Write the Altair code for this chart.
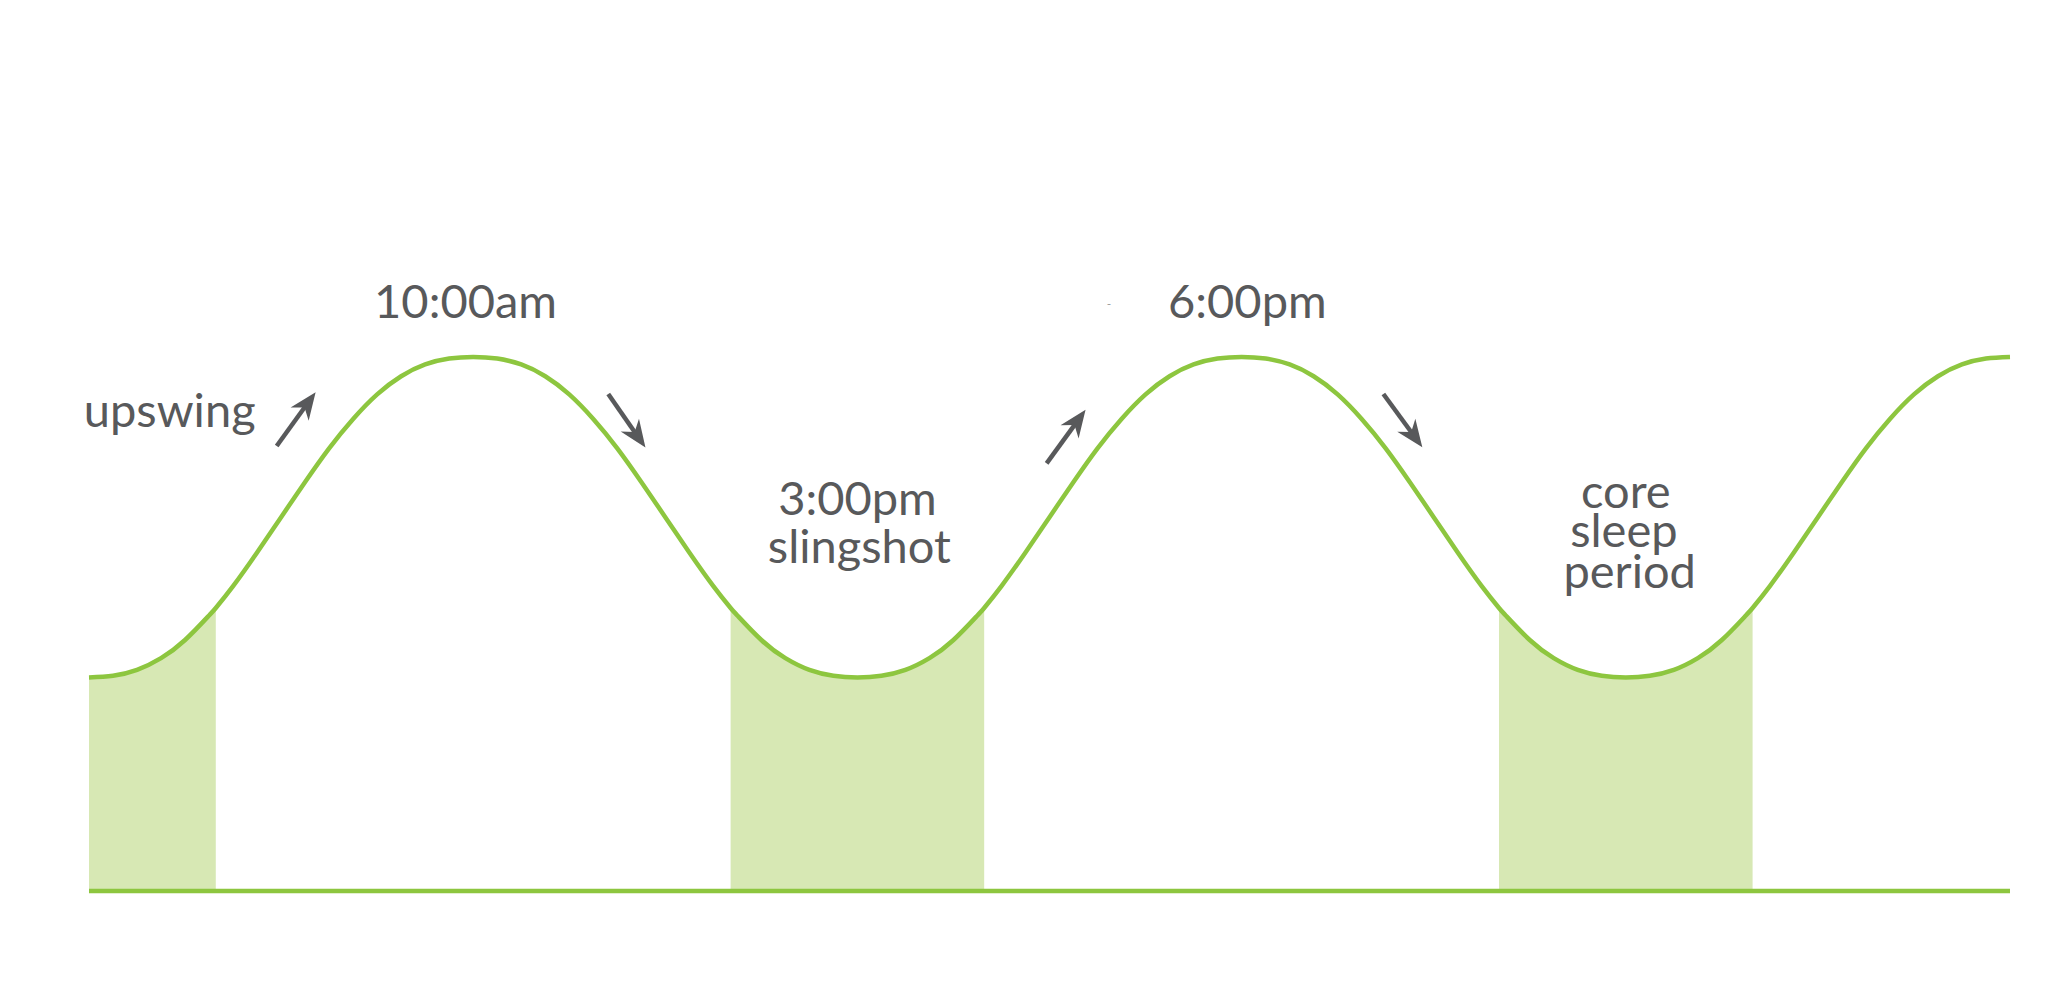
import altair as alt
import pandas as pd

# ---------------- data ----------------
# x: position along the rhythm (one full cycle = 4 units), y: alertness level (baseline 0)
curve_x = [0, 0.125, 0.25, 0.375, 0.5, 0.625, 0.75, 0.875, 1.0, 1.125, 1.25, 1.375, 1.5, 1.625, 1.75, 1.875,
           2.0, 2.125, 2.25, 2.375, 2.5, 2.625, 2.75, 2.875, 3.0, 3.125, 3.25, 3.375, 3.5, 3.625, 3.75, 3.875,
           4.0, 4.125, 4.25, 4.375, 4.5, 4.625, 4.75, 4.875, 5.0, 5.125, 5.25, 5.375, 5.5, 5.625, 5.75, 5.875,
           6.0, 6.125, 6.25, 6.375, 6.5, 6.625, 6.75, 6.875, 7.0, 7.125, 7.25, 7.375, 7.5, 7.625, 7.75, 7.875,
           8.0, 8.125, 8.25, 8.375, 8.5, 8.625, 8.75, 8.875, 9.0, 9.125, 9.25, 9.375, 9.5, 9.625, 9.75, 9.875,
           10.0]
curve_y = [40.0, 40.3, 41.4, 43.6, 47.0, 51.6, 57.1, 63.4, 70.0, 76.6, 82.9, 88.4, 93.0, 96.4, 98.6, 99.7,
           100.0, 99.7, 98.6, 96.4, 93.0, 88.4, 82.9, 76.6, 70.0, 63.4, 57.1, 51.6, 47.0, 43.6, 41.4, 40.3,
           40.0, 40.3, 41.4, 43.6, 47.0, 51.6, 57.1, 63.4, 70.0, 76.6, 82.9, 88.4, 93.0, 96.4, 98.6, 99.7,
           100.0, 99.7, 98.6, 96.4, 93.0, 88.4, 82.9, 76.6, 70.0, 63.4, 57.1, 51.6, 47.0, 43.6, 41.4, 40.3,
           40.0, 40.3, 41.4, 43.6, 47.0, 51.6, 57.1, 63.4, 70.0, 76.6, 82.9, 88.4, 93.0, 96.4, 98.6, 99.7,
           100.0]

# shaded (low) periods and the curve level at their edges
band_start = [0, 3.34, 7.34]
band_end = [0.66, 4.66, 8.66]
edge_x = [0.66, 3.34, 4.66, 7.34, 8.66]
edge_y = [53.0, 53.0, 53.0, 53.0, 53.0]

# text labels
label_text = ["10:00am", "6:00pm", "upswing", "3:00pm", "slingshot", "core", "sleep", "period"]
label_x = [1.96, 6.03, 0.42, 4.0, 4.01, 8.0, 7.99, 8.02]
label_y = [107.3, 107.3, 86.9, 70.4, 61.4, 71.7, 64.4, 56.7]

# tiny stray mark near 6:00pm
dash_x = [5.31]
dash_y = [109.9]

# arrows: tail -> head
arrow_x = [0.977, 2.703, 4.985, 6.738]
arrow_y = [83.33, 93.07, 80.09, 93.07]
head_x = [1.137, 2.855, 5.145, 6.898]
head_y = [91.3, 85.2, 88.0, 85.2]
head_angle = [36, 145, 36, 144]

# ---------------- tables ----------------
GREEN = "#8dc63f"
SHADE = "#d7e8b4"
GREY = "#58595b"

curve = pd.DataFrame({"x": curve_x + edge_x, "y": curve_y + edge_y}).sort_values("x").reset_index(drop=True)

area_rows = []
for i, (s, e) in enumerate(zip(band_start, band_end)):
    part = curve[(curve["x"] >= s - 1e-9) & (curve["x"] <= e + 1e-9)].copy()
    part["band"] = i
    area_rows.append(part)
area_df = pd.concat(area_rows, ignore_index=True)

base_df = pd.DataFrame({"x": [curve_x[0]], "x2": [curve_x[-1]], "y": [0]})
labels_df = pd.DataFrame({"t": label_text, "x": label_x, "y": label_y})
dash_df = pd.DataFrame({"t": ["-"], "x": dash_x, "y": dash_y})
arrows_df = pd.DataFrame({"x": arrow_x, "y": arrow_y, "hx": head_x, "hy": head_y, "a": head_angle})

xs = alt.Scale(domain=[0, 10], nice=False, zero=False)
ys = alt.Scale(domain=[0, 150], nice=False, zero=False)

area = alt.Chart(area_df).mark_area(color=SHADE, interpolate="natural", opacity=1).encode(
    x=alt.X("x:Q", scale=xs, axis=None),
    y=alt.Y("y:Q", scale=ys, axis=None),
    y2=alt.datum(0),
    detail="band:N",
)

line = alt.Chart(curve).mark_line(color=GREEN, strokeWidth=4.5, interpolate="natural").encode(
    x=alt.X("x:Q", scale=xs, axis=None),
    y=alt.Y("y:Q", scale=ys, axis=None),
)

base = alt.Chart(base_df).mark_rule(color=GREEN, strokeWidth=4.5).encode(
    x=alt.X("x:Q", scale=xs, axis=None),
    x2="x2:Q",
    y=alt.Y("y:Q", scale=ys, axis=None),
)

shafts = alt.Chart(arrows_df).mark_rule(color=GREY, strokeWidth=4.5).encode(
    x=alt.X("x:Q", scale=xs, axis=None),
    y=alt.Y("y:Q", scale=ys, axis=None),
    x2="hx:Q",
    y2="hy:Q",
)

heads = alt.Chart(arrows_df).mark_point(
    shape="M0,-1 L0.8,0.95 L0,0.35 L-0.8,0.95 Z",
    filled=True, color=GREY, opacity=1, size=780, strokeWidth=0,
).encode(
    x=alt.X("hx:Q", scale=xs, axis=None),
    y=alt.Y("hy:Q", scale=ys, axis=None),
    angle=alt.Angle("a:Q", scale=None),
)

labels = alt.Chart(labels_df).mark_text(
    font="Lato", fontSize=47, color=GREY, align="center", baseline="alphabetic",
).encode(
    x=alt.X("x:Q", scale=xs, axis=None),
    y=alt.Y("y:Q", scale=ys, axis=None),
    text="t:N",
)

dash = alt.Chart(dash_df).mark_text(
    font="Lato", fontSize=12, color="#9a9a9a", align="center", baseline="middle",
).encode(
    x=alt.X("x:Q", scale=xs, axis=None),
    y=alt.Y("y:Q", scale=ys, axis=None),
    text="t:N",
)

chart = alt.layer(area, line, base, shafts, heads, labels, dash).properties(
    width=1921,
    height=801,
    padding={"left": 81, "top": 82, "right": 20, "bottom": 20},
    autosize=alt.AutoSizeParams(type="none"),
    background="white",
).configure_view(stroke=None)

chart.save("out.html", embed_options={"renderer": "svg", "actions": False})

============================================================

# What is needed:
Reproduce all of the data exactly; the pictures do not belong in the copy.

# Worked answer:
Write the Altair code for this chart.
import altair as alt
import pandas as pd

# ---------------- data ----------------
# x: position along the rhythm (one full cycle = 4 units), y: alertness level (baseline 0)
curve_x = [0, 0.125, 0.25, 0.375, 0.5, 0.625, 0.75, 0.875, 1.0, 1.125, 1.25, 1.375, 1.5, 1.625, 1.75, 1.875,
           2.0, 2.125, 2.25, 2.375, 2.5, 2.625, 2.75, 2.875, 3.0, 3.125, 3.25, 3.375, 3.5, 3.625, 3.75, 3.875,
           4.0, 4.125, 4.25, 4.375, 4.5, 4.625, 4.75, 4.875, 5.0, 5.125, 5.25, 5.375, 5.5, 5.625, 5.75, 5.875,
           6.0, 6.125, 6.25, 6.375, 6.5, 6.625, 6.75, 6.875, 7.0, 7.125, 7.25, 7.375, 7.5, 7.625, 7.75, 7.875,
           8.0, 8.125, 8.25, 8.375, 8.5, 8.625, 8.75, 8.875, 9.0, 9.125, 9.25, 9.375, 9.5, 9.625, 9.75, 9.875,
           10.0]
curve_y = [40.0, 40.3, 41.4, 43.6, 47.0, 51.6, 57.1, 63.4, 70.0, 76.6, 82.9, 88.4, 93.0, 96.4, 98.6, 99.7,
           100.0, 99.7, 98.6, 96.4, 93.0, 88.4, 82.9, 76.6, 70.0, 63.4, 57.1, 51.6, 47.0, 43.6, 41.4, 40.3,
           40.0, 40.3, 41.4, 43.6, 47.0, 51.6, 57.1, 63.4, 70.0, 76.6, 82.9, 88.4, 93.0, 96.4, 98.6, 99.7,
           100.0, 99.7, 98.6, 96.4, 93.0, 88.4, 82.9, 76.6, 70.0, 63.4, 57.1, 51.6, 47.0, 43.6, 41.4, 40.3,
           40.0, 40.3, 41.4, 43.6, 47.0, 51.6, 57.1, 63.4, 70.0, 76.6, 82.9, 88.4, 93.0, 96.4, 98.6, 99.7,
           100.0]

# shaded (low) periods and the curve level at their edges
band_start = [0, 3.34, 7.34]
band_end = [0.66, 4.66, 8.66]
edge_x = [0.66, 3.34, 4.66, 7.34, 8.66]
edge_y = [53.0, 53.0, 53.0, 53.0, 53.0]

# text labels
label_text = ["10:00am", "6:00pm", "upswing", "3:00pm", "slingshot", "core", "sleep", "period"]
label_x = [1.96, 6.03, 0.42, 4.0, 4.01, 8.0, 7.99, 8.02]
label_y = [107.3, 107.3, 86.9, 70.4, 61.4, 71.7, 64.4, 56.7]

# tiny stray mark near 6:00pm
dash_x = [5.31]
dash_y = [109.9]

# arrows: tail -> head
arrow_x = [0.977, 2.703, 4.985, 6.738]
arrow_y = [83.33, 93.07, 80.09, 93.07]
head_x = [1.137, 2.855, 5.145, 6.898]
head_y = [91.3, 85.2, 88.0, 85.2]
head_angle = [36, 145, 36, 144]

# ---------------- tables ----------------
GREEN = "#8dc63f"
SHADE = "#d7e8b4"
GREY = "#58595b"

curve = pd.DataFrame({"x": curve_x + edge_x, "y": curve_y + edge_y}).sort_values("x").reset_index(drop=True)

area_rows = []
for i, (s, e) in enumerate(zip(band_start, band_end)):
    part = curve[(curve["x"] >= s - 1e-9) & (curve["x"] <= e + 1e-9)].copy()
    part["band"] = i
    area_rows.append(part)
area_df = pd.concat(area_rows, ignore_index=True)

base_df = pd.DataFrame({"x": [curve_x[0]], "x2": [curve_x[-1]], "y": [0]})
labels_df = pd.DataFrame({"t": label_text, "x": label_x, "y": label_y})
dash_df = pd.DataFrame({"t": ["-"], "x": dash_x, "y": dash_y})
arrows_df = pd.DataFrame({"x": arrow_x, "y": arrow_y, "hx": head_x, "hy": head_y, "a": head_angle})

xs = alt.Scale(domain=[0, 10], nice=False, zero=False)
ys = alt.Scale(domain=[0, 150], nice=False, zero=False)

area = alt.Chart(area_df).mark_area(color=SHADE, interpolate="natural", opacity=1).encode(
    x=alt.X("x:Q", scale=xs, axis=None),
    y=alt.Y("y:Q", scale=ys, axis=None),
    y2=alt.datum(0),
    detail="band:N",
)

line = alt.Chart(curve).mark_line(color=GREEN, strokeWidth=4.5, interpolate="natural").encode(
    x=alt.X("x:Q", scale=xs, axis=None),
    y=alt.Y("y:Q", scale=ys, axis=None),
)

base = alt.Chart(base_df).mark_rule(color=GREEN, strokeWidth=4.5).encode(
    x=alt.X("x:Q", scale=xs, axis=None),
    x2="x2:Q",
    y=alt.Y("y:Q", scale=ys, axis=None),
)

shafts = alt.Chart(arrows_df).mark_rule(color=GREY, strokeWidth=4.5).encode(
    x=alt.X("x:Q", scale=xs, axis=None),
    y=alt.Y("y:Q", scale=ys, axis=None),
    x2="hx:Q",
    y2="hy:Q",
)

heads = alt.Chart(arrows_df).mark_point(
    shape="M0,-1 L0.8,0.95 L0,0.35 L-0.8,0.95 Z",
    filled=True, color=GREY, opacity=1, size=780, strokeWidth=0,
).encode(
    x=alt.X("hx:Q", scale=xs, axis=None),
    y=alt.Y("hy:Q", scale=ys, axis=None),
    angle=alt.Angle("a:Q", scale=None),
)

labels = alt.Chart(labels_df).mark_text(
    font="Lato", fontSize=47, color=GREY, align="center", baseline="alphabetic",
).encode(
    x=alt.X("x:Q", scale=xs, axis=None),
    y=alt.Y("y:Q", scale=ys, axis=None),
    text="t:N",
)

dash = alt.Chart(dash_df).mark_text(
    font="Lato", fontSize=12, color="#9a9a9a", align="center", baseline="middle",
).encode(
    x=alt.X("x:Q", scale=xs, axis=None),
    y=alt.Y("y:Q", scale=ys, axis=None),
    text="t:N",
)

chart = alt.layer(area, line, base, shafts, heads, labels, dash).properties(
    width=1921,
    height=801,
    padding={"left": 81, "top": 82, "right": 20, "bottom": 20},
    autosize=alt.AutoSizeParams(type="none"),
    background="white",
).configure_view(stroke=None)

chart.save("out.html", embed_options={"renderer": "svg", "actions": False})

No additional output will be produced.